The originating authors conducted a literature search to develop a database of publications categorized by discipline or field of study: toxicology, epidemiology, exposure, and gene-environment interaction. The literature search relied on standard search engines such as Web of Science and Google Scholar, and the search strategy focused on toxicants known to disrupt lipid pathways in organisms, and diet studies with elevated levels of lipids. The originating authors reviewed references from individual citations to identify additional studies not captured through the literature search itself. They then included all relevant publications through 2023. Only studies focused primarily on developmental or neurotoxic endpoints were included; those focused on carcinogenesis or other systemic effects were not included unless there was a particular relevance to a neurotoxic or developmental outcome.

The scope of the aforementioned EPA project was limited to re-representing the AOP(s) as presented in the originating publication. The literature used to support this AOP and its constituent pages began with the originating publication and followed to the primary, secondary, and tertiary works cited therein. KE and KER page creation and re-use was determined using Handbook principles where page re-use was preferred.  

The authors of AOP 528 also referred to existing AOP-wiki content on disruption of steroidogenesis pathways, especially work by Gary Klinefelter (ex. AOP 70, 71).  We found existing Adverse Outcome Pathway content documented different series of key events then the pathways provided by Palermo et al. (2021), and therefore initiated AOP 528 and updated existing AOP-wiki key events when available.  

Bogatcheva, N.V., Truong, A., Feng, S., Engel, W., Adham, I.M., and Agoulnik, A.I.  2003.  GREAT/LGR8 Is the Only Receptor for Insulin-Like 3 Peptide.  Molecular Endocrinology 17(12):2639–2646.

Drake, A.J., van den Driesche, S., Scott, H.M., Hutchinson, G.R., Seckl, J.R. and Sharpe, R.M.  2009.  Glucocorticoids Amplify Dibutyl Phthalate-Induced Disruption of Testosterone Production and Male Reproductive Development.  Endocrinology 150(11): 5055–5064.

Kaftanovskaya, E.M., Feng, S., Huang, Z., Tan, Y., Barbara, A.M., Kaur, S., Troung, A., Gorlov, I.P., and Agoulnik, A.I.  2011.  Suppression of Insulin-Like3 Receptor Reveals the Role of β-Catenin and Notch Signaling in Gubernaculum Development.  Molecular Endocrinology 25: 170–183.

Nef, S. and Parada, L.F.  1999.  Cryptorchidism in mice mutant for Insl3.  Nature Genetics 22: 295-299.

Palermo, C.M., Foreman, J.E., Wikoff, D.S., and Lea, I.  2021.  Development of a putative adverse outcome pathway network for male rat reproductive tract abnormalities with specific considerations for the androgen sensitive window of development.  Current Research in Toxicology 2: 254–271.

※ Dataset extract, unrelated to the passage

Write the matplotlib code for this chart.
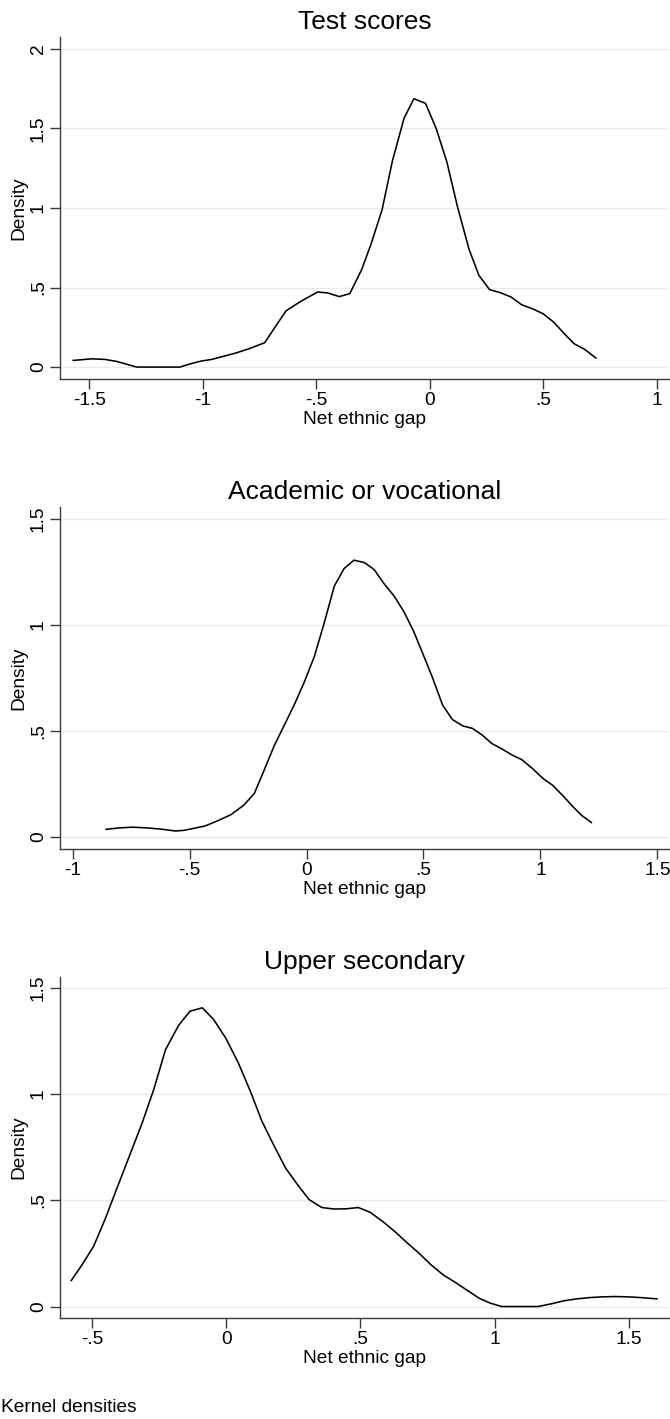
import matplotlib
matplotlib.use("Agg")
import matplotlib.pyplot as plt

plt.rcParams['font.family'] = ['Liberation Sans', 'DejaVu Sans']

# ---- data ----
titles = ["Test scores", "Academic or vocational", "Upper secondary"]

test_x = [-1.57, -1.485, -1.43, -1.38, -1.29, -1.10, -1.053, -1.006, -0.96, -0.91,
          -0.855, -0.80, -0.727, -0.686, -0.633, -0.573, -0.494, -0.45, -0.398, -0.352,
          -0.30, -0.258, -0.21, -0.164, -0.113, -0.07, -0.019, 0.028, 0.075, 0.122,
          0.173, 0.216, 0.263, 0.31, 0.357, 0.404, 0.451, 0.498, 0.545, 0.592,
          0.635, 0.682, 0.731]
test_y = [0.042, 0.052, 0.048, 0.036, 0.0, 0.0, 0.021, 0.038, 0.048, 0.067,
          0.088, 0.113, 0.153, 0.241, 0.353, 0.409, 0.472, 0.466, 0.443, 0.462,
          0.613, 0.776, 0.99, 1.30, 1.566, 1.687, 1.658, 1.50, 1.29, 1.007,
          0.739, 0.577, 0.487, 0.468, 0.441, 0.392, 0.367, 0.336, 0.283, 0.21,
          0.147, 0.111, 0.057]

acad_x = [-0.857, -0.80, -0.744, -0.68, -0.616, -0.561, -0.524, -0.479, -0.433, -0.378,
          -0.323, -0.268, -0.223, -0.18, -0.137, -0.095, -0.053, -0.009, 0.033, 0.075,
          0.119, 0.161, 0.203, 0.247, 0.289, 0.331, 0.375, 0.417, 0.459, 0.50,
          0.54, 0.582, 0.624, 0.668, 0.71, 0.752, 0.792, 0.833, 0.88, 0.92,
          0.966, 1.012, 1.052, 1.094, 1.14, 1.176, 1.218]
acad_y = [0.036, 0.0425, 0.046, 0.0425, 0.036, 0.028, 0.031, 0.041, 0.052, 0.077,
          0.105, 0.150, 0.205, 0.318, 0.433, 0.527, 0.622, 0.732, 0.85, 1.007,
          1.184, 1.267, 1.306, 1.295, 1.262, 1.196, 1.136, 1.062, 0.968, 0.858,
          0.748, 0.622, 0.554, 0.524, 0.512, 0.48, 0.441, 0.417, 0.386, 0.365,
          0.323, 0.275, 0.244, 0.197, 0.142, 0.102, 0.068]

upper_x = [-0.577, -0.537, -0.494, -0.452, -0.409, -0.361, -0.313, -0.27, -0.226, -0.178,
           -0.135, -0.089, -0.047, -0.002, 0.045, 0.09, 0.133, 0.176, 0.221, 0.266,
           0.309, 0.356, 0.401, 0.447, 0.492, 0.537, 0.583, 0.628, 0.672, 0.718,
           0.763, 0.808, 0.854, 0.899, 0.942, 0.983, 1.026, 1.162, 1.21, 1.258,
           1.305, 1.353, 1.401, 1.449, 1.497, 1.545, 1.604]
upper_y = [0.1225, 0.196, 0.283, 0.408, 0.55, 0.707, 0.864, 1.021, 1.209, 1.322,
           1.39, 1.406, 1.351, 1.264, 1.147, 1.013, 0.872, 0.762, 0.652, 0.573,
           0.503, 0.466, 0.459, 0.46, 0.466, 0.443, 0.40, 0.353, 0.302, 0.251,
           0.196, 0.149, 0.113, 0.075, 0.039, 0.016, 0.0, 0.0, 0.0126, 0.027,
           0.036, 0.042, 0.0455, 0.047, 0.0455, 0.042, 0.036]

test_xticks = [-1.5, -1, -0.5, 0, 0.5, 1]
test_xlabels = ["-1.5", "-1", "-.5", "0", ".5", "1"]
test_yticks = [0, 0.5, 1, 1.5, 2]
test_ylabels = ["0", ".5", "1", "1.5", "2"]

acad_xticks = [-1, -0.5, 0, 0.5, 1, 1.5]
acad_xlabels = ["-1", "-.5", "0", ".5", "1", "1.5"]
acad_yticks = [0, 0.5, 1, 1.5]
acad_ylabels = ["0", ".5", "1", "1.5"]

upper_xticks = [-0.5, 0, 0.5, 1, 1.5]
upper_xlabels = ["-.5", "0", ".5", "1", "1.5"]
upper_yticks = [0, 0.5, 1, 1.5]
upper_ylabels = ["0", ".5", "1", "1.5"]

x_label = "Net ethnic gap"
y_label = "Density"
note = "Kernel densities"

# ---- layout ----
W, H = 670, 1419
fig = plt.figure(figsize=(W / 100, H / 100), dpi=100)

panels = [
    (test_x, test_y, test_xticks, test_xlabels, test_yticks, test_ylabels,
     (-1.628, 1.053), (-0.075, 2.075), 37, 379),
    (acad_x, acad_y, acad_xticks, acad_xlabels, acad_yticks, acad_ylabels,
     (-1.054, 1.55), (-0.057, 1.557), 507, 849),
    (upper_x, upper_y, upper_xticks, upper_xlabels, upper_yticks, upper_ylabels,
     (-0.619, 1.649), (-0.054, 1.551), 977, 1318),
]

left_px, right_px = 60, 669
spine_col = "#3a3a3a"
fs = 13.8

for (xs, ys, xt, xl, yt, yl, xlim, ylim, top, bot), title in zip(panels, titles):
    ax = fig.add_axes([left_px / W, 1 - bot / H, (right_px - left_px) / W, (bot - top) / H])
    ax.plot(xs, ys, color="black", lw=1.15, zorder=3)
    ax.set_xlim(*xlim)
    ax.set_ylim(*ylim)
    ax.set_xticks(xt)
    ax.set_xticklabels(xl)
    ax.set_yticks(yt)
    ax.set_yticklabels(yl, rotation=90, va="center")
    ax.grid(axis="y", color="#eaeaea", lw=1.0, zorder=0)
    ax.set_axisbelow(True)
    for s in ("top", "right"):
        ax.spines[s].set_visible(False)
    for s in ("left", "bottom"):
        ax.spines[s].set_color(spine_col)
        ax.spines[s].set_linewidth(1.0)
    ax.tick_params(axis="both", direction="out", length=7, width=1.0,
                   color=spine_col, labelsize=fs, labelcolor="black")
    ax.tick_params(axis="x", pad=2.5)
    ax.tick_params(axis="y", pad=2.5)
    ax.set_title(title, fontsize=19, pad=6)
    ax.set_xlabel(x_label, fontsize=fs)
    ax.set_ylabel(y_label, fontsize=fs)
    hpx = bot - top
    ax.xaxis.set_label_coords(0.5, -32 / hpx)
    ax.yaxis.set_label_coords((27 - left_px) / (right_px - left_px), 0.5)

fig.text(1 / W, 1 - 1408 / H, note, fontsize=fs, ha="left", va="center")

fig.savefig("out.png", dpi=100, facecolor="white")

Wilson, V.S., Howdeshell, K.L., Lambright, C.S., Furr, J., and Gray, Jr., L.E.  2007.  Differential expression of the phthalate syndrome in male Sprague–Dawley and Wistar rats after in utero DEHP exposure.  Toxicology Letters 170: 177–184.

Zimmermann, S., Steding, G., Emmen, J.M.A., Brinkmann, A.O., Nayernia, K., Holstein, A.F., Engel, W., and Adham, I.M.  1999.  Targeted Disruption of the Insl3 Gene Causes Bilateral Cryptorchidism.  Molecular Endocrinology 13(5): 681-691.